Rubén Rodríguez ’11MM, director of YSM’s Music in Schools Initiative in New Haven, pointed out that students are receiving just a “fraction of the experience” they normally do in the program, in which graduate-student teaching artists from the Yale School of Music bolster the work of music educators in the New Haven Public Schools. Concepts like sound, intonation, resonance, and color are tough to work through online. Also, Rodríguez said, “We cannot have kids playing together using Zoom.” Instead, small groups of two or three—and in the case of the initiative’s Morse Chorale 10 to 15—meet online on Fridays for coachings.
Despite the drawbacks, the program seems actually to be closer to its mission than ever.
“The main thing at this moment is to keep the human connection,” Rodríguez said.“We are separated, but not alone. The idea is to build community, to keep (students) connected to their mentors and other kids around town, and to give them an option to use some of their time to do something different at home.” Rodríguez called the current environment “humbling” and said, “We need to learn how to use the tools we have available.” Reflecting on how active much of the global music community has been, he said, “It has been very positive to see how important music is. It is vital.” Vital, because of how it uniquely connects us to one another.

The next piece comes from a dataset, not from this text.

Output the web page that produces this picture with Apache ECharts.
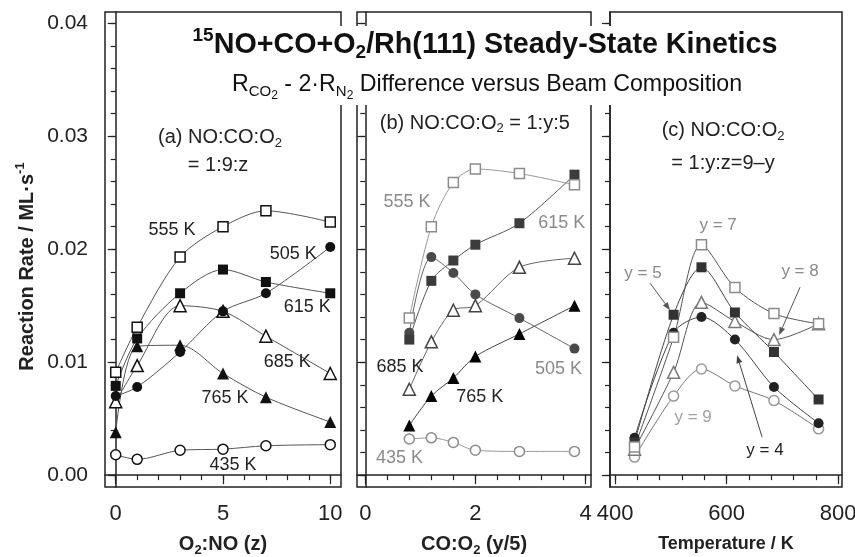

For violist and MISI teaching artist Rubina Lee ’20MMA, working with younger musicians, even online, is about more than notes and rhythms, about “way more than teaching.”
“We’re supporting each other,” Lee said.
That support goes beyond the participants themselves. Qiana Dinkins, whose sons Donald and Mitchell are involved in the MISI, said the sounds of brass instruments fills their home. Trombonist Donald, a sophomore at the Sound School, and tubist Mitchell, a sixth-grader at the Benjamin Jepson Magnet School, are fully immersed in music-making. They’re “all over it,” she said, in part thanks to the initiative, which “opens so many doors to the kids in New Haven. They get to experience music on a whole new level, and it’s free.” Dinkins said she thinks her sons “believe that music is life.”
Soprano Gabriella Xavier, a 10th-grader at Wilbur Cross High School who also studies at ACES Educational Center for the Arts, is a member of the initiative’s Morse Chorale. On Fridays, teaching artist and YSM alumna Stephanie Tubiolo ’14BA ’16MM has been working with the group on fundamentals—sight-singing, pitch recognition, and the like—by demonstrating and having the students, with their mics muted, imitate her vocalizations. “We’ve all learned how to listen a little better,” Xavier said, acknowledging that while learning to sing online has its challenges, doing so has forced her and her peers to work harder and cooperate.
Another Morse Chorale vocalist, bass James Maciel-Andrews, a junior at New Haven’s Engineering and Science University Magnet School, said he’s found a new role for himself among his peers in ensemble. “Because I already know how to sight-read,” Maciel-Andrews said, “I like to be there as a singer and as a junior mentor.”
Trumpeter and teaching artist Connor Holland ’21MM, who was a music-education major at Florida State University before enrolling at the Yale School of Music, said the “wide gap of proficiency” among students has motivated more advanced students to provide support to less-experienced members of the MISI.
Tubist and teaching artist Aidan Zimmermann ’20MM, who plans to return to his hometown, Houston after graduating to teach music in that city’s public schools, has found himself asking bigger questions than those having to do with whatever specific musical lessons he’s trying to impart. If there’s no concert for which to prepare, “What is this going to do for the student?” he asked, rhetorically. “What does this mean? What can I give them?” His answers? Adapting to the moment “puts the music-making we do into context,” Zimmermann said. “This is what music means in the community, this is what education means in the community.” The students, Zimmermann said, “are there, they’re present, and they’re captivated.”
The teaching artists’ job, then, is to nourish those eager souls. Music just happens to be the thread that connects mentor to mentee to parent to friend. “We will be there to inform,” Rodríguez said,“we will be there to encourage, we will be there to inspire.”